Challenge - Leave the pictures out. Return all other data exactly.

Available data -
Start

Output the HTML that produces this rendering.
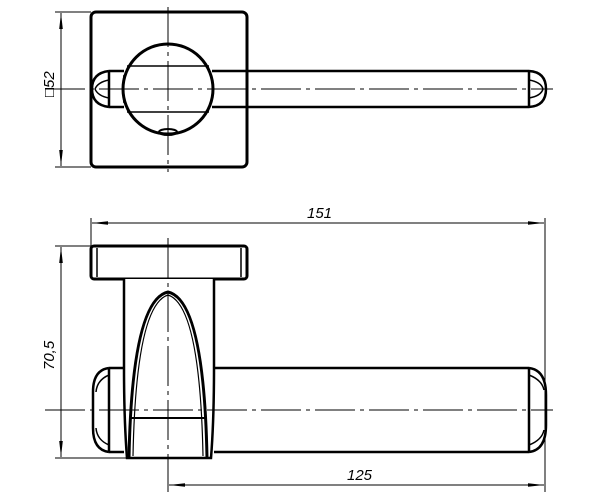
<!DOCTYPE html>
<html><head><meta charset="utf-8"><style>
html,body{margin:0;padding:0;background:#fff;}
svg{display:block;}
text{font-family:"Liberation Sans","DejaVu Sans",sans-serif;font-style:italic;font-size:15px;fill:#000;}
</style></head><body>
<svg width="600" height="500" viewBox="0 0 600 500" xmlns="http://www.w3.org/2000/svg">
<defs>
<marker id="a" viewBox="0 0 16 6" refX="16" refY="3" markerWidth="16" markerHeight="6" markerUnits="userSpaceOnUse" orient="auto-start-reverse">
<path d="M0,1.2 L16,3 L0,4.8 Z" fill="#000"/></marker>
</defs>
<g fill="none" stroke="#000">
<!-- TOP VIEW -->
<rect x="91" y="12" width="156" height="155" rx="5" stroke-width="3"/>
<path d="M212,71 H529 M212,107 H529 M529,71 V107" stroke-width="2.5"/>
<path d="M529,71 Q546,72 546,89 Q546,106 529,107" stroke-width="2.5"/>
<path d="M529,80 Q541,82 543,89" stroke-width="1.5"/>
<path d="M529,98 Q541,96 543,89" stroke-width="1.5"/>
<path d="M124,71 H109 M124,107 H109 M109,71 V107" stroke-width="2.5"/>
<path d="M109,71 Q92,73 92,89 Q92,105 109,107" stroke-width="2.5"/>
<path d="M109,80 Q98,82 95,89" stroke-width="1.5"/>
<path d="M109,98 Q98,96 95,89" stroke-width="1.5"/>
<circle cx="168" cy="89" r="45" fill="#fff" stroke-width="3"/>
<path d="M127,66 H209 M127,112 H209" stroke-width="1.5"/>
<path d="M124,75 Q122,89 124,103" stroke-width="1.5"/>
<ellipse cx="168" cy="132" rx="9" ry="3" stroke-width="2"/>
<path d="M45,89 H553" stroke-width="1" stroke-dasharray="40,5,4,5"/>
<path d="M168,7 V172" stroke-width="1" stroke-dasharray="40,5,4,5"/>
<path d="M55,12 H91 M55,167 H91" stroke-width="1"/>
<path d="M61,13 V166" stroke-width="1" marker-start="url(#a)" marker-end="url(#a)"/>

<!-- SIDE VIEW -->
<path d="M91,218 V246 M545,218 V492" stroke-width="1"/>
<path d="M92,223 H544" stroke-width="1" marker-start="url(#a)" marker-end="url(#a)"/>
<rect x="91" y="246" width="156" height="33" rx="3" stroke-width="3"/>
<path d="M97,248 V277 M241,248 V277" stroke-width="1.5"/>
<path d="M214,368 H529 M214,452 H529 M529,368 V452" stroke-width="2.5"/>
<path d="M529,368 Q546,370 546,395 V425 Q546,450 529,452" stroke-width="2.5"/>
<path d="M529,375 Q542,380 544,390 M529,445 Q542,440 544,430" stroke-width="1.5"/>
<path d="M124,368 H109 M124,452 H109 M109,368 V452" stroke-width="2.5"/>
<path d="M109,368 Q93,370 93,392 V428 Q93,450 109,452" stroke-width="2.5"/>
<path d="M109,375 Q97,380 96,392 M109,445 Q97,440 96,428" stroke-width="1.5"/>
<path d="M124,279 V368 Q124,420 127,458 H211 Q214,420 214,368 V279" fill="#fff" stroke-width="2.5"/>
<path d="M129,458 Q132,300 168,292 Q204,300 207,458" stroke-width="3"/>
<path d="M133,456 Q136,305 168,295 Q200,305 203,456" stroke-width="1.2"/>
<path d="M130,418 H206" stroke-width="2"/>
<path d="M45,410 H553" stroke-width="1" stroke-dasharray="40,5,4,5"/>
<path d="M168,238 V492" stroke-width="1" stroke-dasharray="40,5,4,5"/>
<path d="M55,246 H91 M55,458 H126" stroke-width="1"/>
<path d="M61,247 V457" stroke-width="1" marker-start="url(#a)" marker-end="url(#a)"/>
<path d="M169,485 H544" stroke-width="1" marker-start="url(#a)" marker-end="url(#a)"/>
</g>
<text x="307" y="218">151</text>
<text x="347" y="480">125</text>
<text transform="translate(54,370) rotate(-90)">70,5</text>
<text transform="translate(54,97) rotate(-90)">□52</text>
</svg>
</body></html>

End

Written reply -
Output the HTML that produces this rendering.
<!DOCTYPE html>
<html><head><meta charset="utf-8"><style>
html,body{margin:0;padding:0;background:#fff;}
svg{display:block;}
text{font-family:"Liberation Sans","DejaVu Sans",sans-serif;font-style:italic;font-size:15px;fill:#000;}
</style></head><body>
<svg width="600" height="500" viewBox="0 0 600 500" xmlns="http://www.w3.org/2000/svg">
<defs>
<marker id="a" viewBox="0 0 16 6" refX="16" refY="3" markerWidth="16" markerHeight="6" markerUnits="userSpaceOnUse" orient="auto-start-reverse">
<path d="M0,1.2 L16,3 L0,4.8 Z" fill="#000"/></marker>
</defs>
<g fill="none" stroke="#000">
<!-- TOP VIEW -->
<rect x="91" y="12" width="156" height="155" rx="5" stroke-width="3"/>
<path d="M212,71 H529 M212,107 H529 M529,71 V107" stroke-width="2.5"/>
<path d="M529,71 Q546,72 546,89 Q546,106 529,107" stroke-width="2.5"/>
<path d="M529,80 Q541,82 543,89" stroke-width="1.5"/>
<path d="M529,98 Q541,96 543,89" stroke-width="1.5"/>
<path d="M124,71 H109 M124,107 H109 M109,71 V107" stroke-width="2.5"/>
<path d="M109,71 Q92,73 92,89 Q92,105 109,107" stroke-width="2.5"/>
<path d="M109,80 Q98,82 95,89" stroke-width="1.5"/>
<path d="M109,98 Q98,96 95,89" stroke-width="1.5"/>
<circle cx="168" cy="89" r="45" fill="#fff" stroke-width="3"/>
<path d="M127,66 H209 M127,112 H209" stroke-width="1.5"/>
<path d="M124,75 Q122,89 124,103" stroke-width="1.5"/>
<ellipse cx="168" cy="132" rx="9" ry="3" stroke-width="2"/>
<path d="M45,89 H553" stroke-width="1" stroke-dasharray="40,5,4,5"/>
<path d="M168,7 V172" stroke-width="1" stroke-dasharray="40,5,4,5"/>
<path d="M55,12 H91 M55,167 H91" stroke-width="1"/>
<path d="M61,13 V166" stroke-width="1" marker-start="url(#a)" marker-end="url(#a)"/>

<!-- SIDE VIEW -->
<path d="M91,218 V246 M545,218 V492" stroke-width="1"/>
<path d="M92,223 H544" stroke-width="1" marker-start="url(#a)" marker-end="url(#a)"/>
<rect x="91" y="246" width="156" height="33" rx="3" stroke-width="3"/>
<path d="M97,248 V277 M241,248 V277" stroke-width="1.5"/>
<path d="M214,368 H529 M214,452 H529 M529,368 V452" stroke-width="2.5"/>
<path d="M529,368 Q546,370 546,395 V425 Q546,450 529,452" stroke-width="2.5"/>
<path d="M529,375 Q542,380 544,390 M529,445 Q542,440 544,430" stroke-width="1.5"/>
<path d="M124,368 H109 M124,452 H109 M109,368 V452" stroke-width="2.5"/>
<path d="M109,368 Q93,370 93,392 V428 Q93,450 109,452" stroke-width="2.5"/>
<path d="M109,375 Q97,380 96,392 M109,445 Q97,440 96,428" stroke-width="1.5"/>
<path d="M124,279 V368 Q124,420 127,458 H211 Q214,420 214,368 V279" fill="#fff" stroke-width="2.5"/>
<path d="M129,458 Q132,300 168,292 Q204,300 207,458" stroke-width="3"/>
<path d="M133,456 Q136,305 168,295 Q200,305 203,456" stroke-width="1.2"/>
<path d="M130,418 H206" stroke-width="2"/>
<path d="M45,410 H553" stroke-width="1" stroke-dasharray="40,5,4,5"/>
<path d="M168,238 V492" stroke-width="1" stroke-dasharray="40,5,4,5"/>
<path d="M55,246 H91 M55,458 H126" stroke-width="1"/>
<path d="M61,247 V457" stroke-width="1" marker-start="url(#a)" marker-end="url(#a)"/>
<path d="M169,485 H544" stroke-width="1" marker-start="url(#a)" marker-end="url(#a)"/>
</g>
<text x="307" y="218">151</text>
<text x="347" y="480">125</text>
<text transform="translate(54,370) rotate(-90)">70,5</text>
<text transform="translate(54,97) rotate(-90)">□52</text>
</svg>
</body></html>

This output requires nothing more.